Trilok Gurtu’s workshop entitled “Music Is One” rethought the relationship between music and us -- the listeners and the players. “Music is not a side dish, it’s very important,” he says. “Music connects to our thoughts; I see it spiritually. It’s a means to an end.” The Indian drummer’s lively class was peppered with challenges to the listener. “What’s this?” he queried as he played an exotic rhythm. “A samba?” “A bossa nova?” were a couple of guesses. “Wrong!” he shot back. “It’s a lesser-known combination of Indian and Cuban beats. And by the way, where does ‘swing’ come from?” Silence. “Africa! This is why I say ‘Music is One’.”
The concert with Adam Rudolph’s “GO: Organic Orchestra” was, for me, a pivotal experience. It completely turned around my concept of orchestration: throwing out traditional, pre-conceived simultaneous lines and substituting spontaneous blocks of rhythm grooves punctuated by cued chords and solos, thus creating new textures at every turn. The satisfaction for the listener lay entirely within Rudolph’s momentary choices and the timing of his cues.
İstanbul’s street life becomes music
Two concerts -- “On the Overpass” and “Street Vendors Take the Stage” -- made clever use of İstanbul’s colorful street life. The first was inspired by a previous session on a pedestrian overpass in Eminönü that wove the sounds of traffic, boats, helicopters and pedestrians with the band. The resulting concert fearlessly used dissonance and silence, sonority for its own sake and its own pleasure. Melody as we know it was reinvented.
The second concert invited pre-selected street vendors to join the musicians on the stage. The band listened to their operatic cries that sell simits, tomatoes, blankets, corn, boza and more, then riffed on them. Musically speaking, it seemed more limiting for the band because the vendors’ cries were similar to each other and often used the same notes. But, stars were born that night. The vendors clearly loved the spotlight and the experience for everyone was exhilarating and nostalgic. Sıral would have approved. Ömer Faruk Tekbilek improvised words for the final stanza on a Turkish tune: “İsmet, you are the light for us now.”

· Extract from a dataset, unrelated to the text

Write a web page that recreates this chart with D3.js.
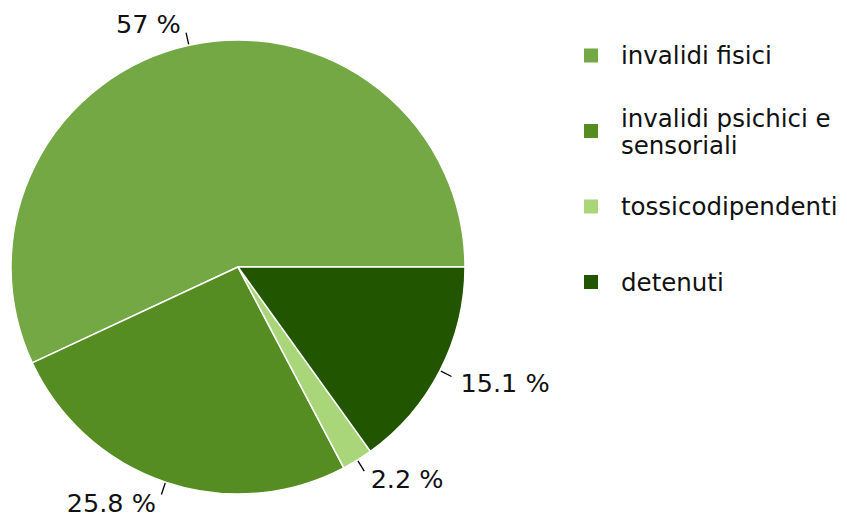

Composer/saxophonist John Zorn, who is practically a deity in New York, was the grand finale of ISCMS 2010. Evidently, there’s an avid following here in İstanbul, as I witnessed a capacity crowd on Aug. 8. His group “Masada” used four of his favorite musicians who match his iconoclastic spirit and together they brewed their extraterrestrial alchemy. Cueing them individually, sometimes just seconds apart, Zorn is in absolute control of what might sound like chaos at first. But he runs the gamut of many moods: from forlorn to fractious, and from dulcet to destructo.
So how did the ISCMS change my life? For one thing, hearing a classical symphony now feels like eating cotton candy. But seriously, it has prompted me to encourage musicians, from my students to the professionals I critique, to drop cliché formulas and purge the predictable. Dare to be new and different.